非日常における心を入れ替えるための特別な時間が旅であるのに対し、日常生活を送る中で心が壊れそうになった時の対処法もある。
「これは昔から決まっているのですが、まず香りです。お香やエッセンシャルオイルで、好きな香りに包まれるようにしています。
仕事に集中したいときや部屋でリラックスしたいとき、そして心を穏やかにしたいときなど、シチュエーションごとに使いわけています。あと音楽もそう。
ネガティブな出来事があったり心が疲れているときに、好きな香りと音楽に包まれていると、気持ちが落ち着いて今の自分というものを客観視することができて、それによって物事を冷静に考えられたり、気持ちがコントロールできるようになるんです」。
俳優を筆頭に、ファッションディレクターやサステナブルコスメのファウンダーなど、井浦は多くの肩書きを持つ。仕事によるギアの切り替えはどうしているのか訊くと、自身が敬愛しているという陶工・河井寛次郎の言葉を引用しながら。
「河井寛次郎さんの”暮らしが仕事、仕事が暮らし”。僕はこの言葉を胸に刻んで日々過ごしています。
ONとOFFの時間を仕事とプライベートという小さな枠で考えるのでなく、生きているということ自体がずっとONなのだという解釈です。

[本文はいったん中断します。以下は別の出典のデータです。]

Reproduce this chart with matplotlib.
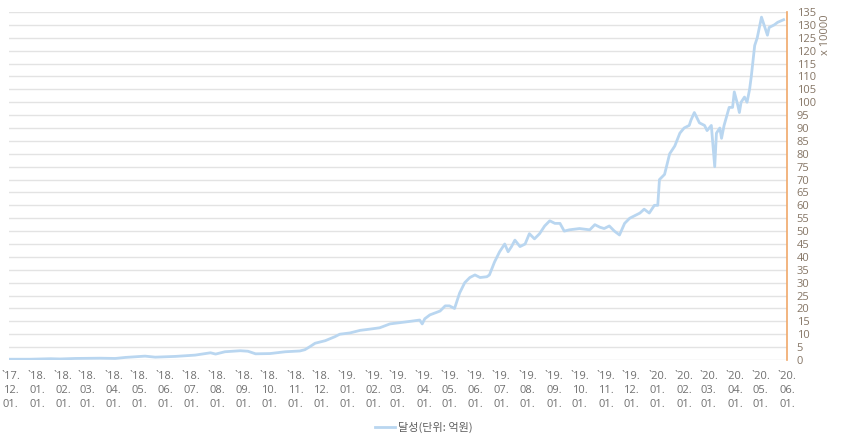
import matplotlib
matplotlib.use("Agg")
import matplotlib.pyplot as plt
import pandas as pd

plt.rcParams['font.family'] = ['Open Sans', 'Noto Sans CJK KR', 'DejaVu Sans']

dates = [
    "2017-11-29", "2017-12-24", "2018-01-17", "2018-01-28", "2018-02-15", "2018-03-16",
    "2018-04-03", "2018-04-15", "2018-05-08", "2018-05-20", "2018-06-13", "2018-07-06",
    "2018-07-24", "2018-07-30", "2018-08-10", "2018-08-28", "2018-09-06", "2018-09-15",
    "2018-10-02", "2018-10-20", "2018-11-06", "2018-11-12", "2018-11-18", "2018-11-24",
    "2018-12-06", "2018-12-17", "2018-12-23", "2019-01-04", "2019-01-16", "2019-01-28",
    "2019-02-08", "2019-02-20", "2019-03-04", "2019-03-16", "2019-03-27", "2019-03-30",
    "2019-04-02", "2019-04-08", "2019-04-20", "2019-04-26", "2019-05-01", "2019-05-07",
    "2019-05-13", "2019-05-19", "2019-05-25", "2019-05-31", "2019-06-06", "2019-06-14",
    "2019-06-17", "2019-06-23", "2019-06-29", "2019-07-05", "2019-07-09", "2019-07-13",
    "2019-07-17", "2019-07-23", "2019-07-29", "2019-08-03", "2019-08-09", "2019-08-15",
    "2019-08-21", "2019-08-27", "2019-09-02", "2019-09-08", "2019-09-13", "2019-09-19",
    "2019-10-01", "2019-10-13", "2019-10-19", "2019-10-25", "2019-10-30", "2019-11-05",
    "2019-11-11", "2019-11-17", "2019-11-23", "2019-11-29", "2019-12-05", "2019-12-11",
    "2019-12-16", "2019-12-22", "2019-12-28", "2020-01-01", "2020-01-03", "2020-01-09",
    "2020-01-15", "2020-01-21", "2020-01-27", "2020-02-01", "2020-02-07", "2020-02-09",
    "2020-02-13", "2020-02-19", "2020-02-25", "2020-02-28", "2020-03-04", "2020-03-08",
    "2020-03-10", "2020-03-14", "2020-03-16", "2020-03-19", "2020-03-25", "2020-03-29",
    "2020-03-31", "2020-04-04", "2020-04-06", "2020-04-08", "2020-04-12", "2020-04-15",
    "2020-04-18", "2020-04-20", "2020-04-24", "2020-04-27", "2020-05-02", "2020-05-05",
    "2020-05-09", "2020-05-11", "2020-05-17", "2020-05-21", "2020-05-28",
]
values = [
    0.3, 0.3, 0.5, 0.4, 0.6, 0.7,
    0.6, 1.0, 1.5, 1.1, 1.4, 1.9,
    2.8, 2.3, 3.2, 3.6, 3.4, 2.4,
    2.5, 3.2, 3.5, 4.0, 5.2, 6.5,
    7.5, 9.0, 10.0, 10.5, 11.5, 12.0,
    12.5, 14.0, 14.5, 15.0, 15.5, 14.0,
    16.0, 17.5, 19.0, 21.0, 21.0, 20.0,
    26.0, 30.0, 32.0, 33.0, 32.0, 32.3,
    33.0, 38.0, 42.0, 45.0, 42.0, 44.0,
    46.5, 44.0, 45.0, 49.0, 47.0, 49.0,
    52.0, 54.0, 53.0, 53.0, 50.0, 50.5,
    51.0, 50.5, 52.5, 51.5, 51.0, 52.0,
    50.0, 48.5, 53.0, 55.0, 56.0, 57.0,
    58.5, 57.0, 60.0, 60.0, 70.0, 72.0,
    80.0, 83.0, 88.0, 90.0, 91.0, 93.0,
    96.0, 92.0, 91.0, 89.0, 91.0, 75.0,
    88.0, 90.0, 86.0, 91.0, 98.0, 98.0,
    104.0, 99.0, 96.0, 100.0, 102.0, 100.0,
    105.0, 110.0, 122.0, 125.0, 133.0, 130.0,
    126.0, 129.0, 130.0, 131.0, 132.0,
]
tick_dates = pd.date_range("2017-12-01", "2020-06-01", freq="MS")
tick_labels = [f"`{d.strftime('%y')}.\n{d.strftime('%m')}.\n01." for d in tick_dates]
y_ticks = list(range(0, 136, 5))
series_name = "달성(단위: 억원)"
unit_label = "x 10000"

x = pd.to_datetime(dates)

fig = plt.figure(figsize=(8.44, 4.41), dpi=100)
ax = fig.add_axes([9/844, 81/441, 778/844, 348/441])

ax.plot(x, values, color="#b9d6f0", linewidth=2.0, label=series_name, zorder=3)

ax.set_xlim(pd.Timestamp("2017-11-29"), pd.Timestamp("2020-06-01"))
ax.set_ylim(0, 135)

ax.yaxis.tick_right()
ax.set_yticks(y_ticks)
ax.set_yticklabels([str(v) for v in y_ticks], fontsize=8, color="#857565")
ax.tick_params(axis='y', length=0, pad=7)
ax.grid(axis='y', color="#e3e3e3", linewidth=1.0, zorder=0)

ax.set_xticks(tick_dates)
ax.set_xticklabels(tick_labels, fontsize=8, color="#707070", linespacing=1.35)
ax.tick_params(axis='x', length=0, pad=8)

for s in ['top', 'left', 'bottom']:
    ax.spines[s].set_visible(False)
ax.spines['right'].set_color("#f0a86a")
ax.spines['right'].set_linewidth(1.2)

fig.text(826/844, 1 - 35/441, unit_label, rotation=90, ha='center', va='center',
         fontsize=8, color="#857565")

fig.legend(loc='center', bbox_to_anchor=(424/844, 1 - 427/441), frameon=False,
           fontsize=8, handlelength=1.8, handletextpad=0.3, labelcolor="#606060",
           prop={'family': ['Noto Sans CJK KR', 'DejaVu Sans'], 'size': 8})

fig.savefig("out.png", dpi=100)
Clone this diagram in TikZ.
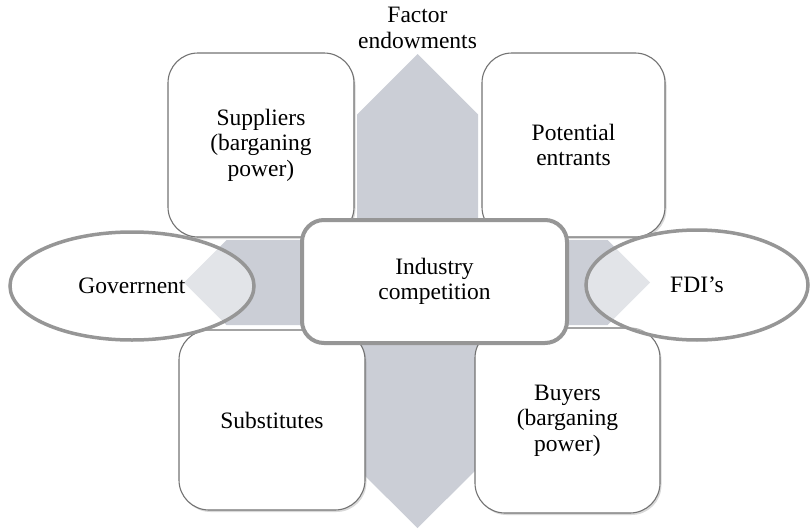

だから捉え方の違いだと思います。
プライベートで何もしない時間は僕にとってものすごく贅沢なひとときで、何もしないというわけでなく、仕事や趣味を問わず、色んなことに思いを巡らせる、想像をしたりイメージすることが好きなんです。それが次のクリエーションにつながると思いますし、常に何かを考えている方が性に合っています。
逆に、無理に“無の時間”に浸ろうとするとストレスになってしまい、ウェルビーイングではないのです。だから自分の心身に合った生活スタイルを営むことが大事だと思います」。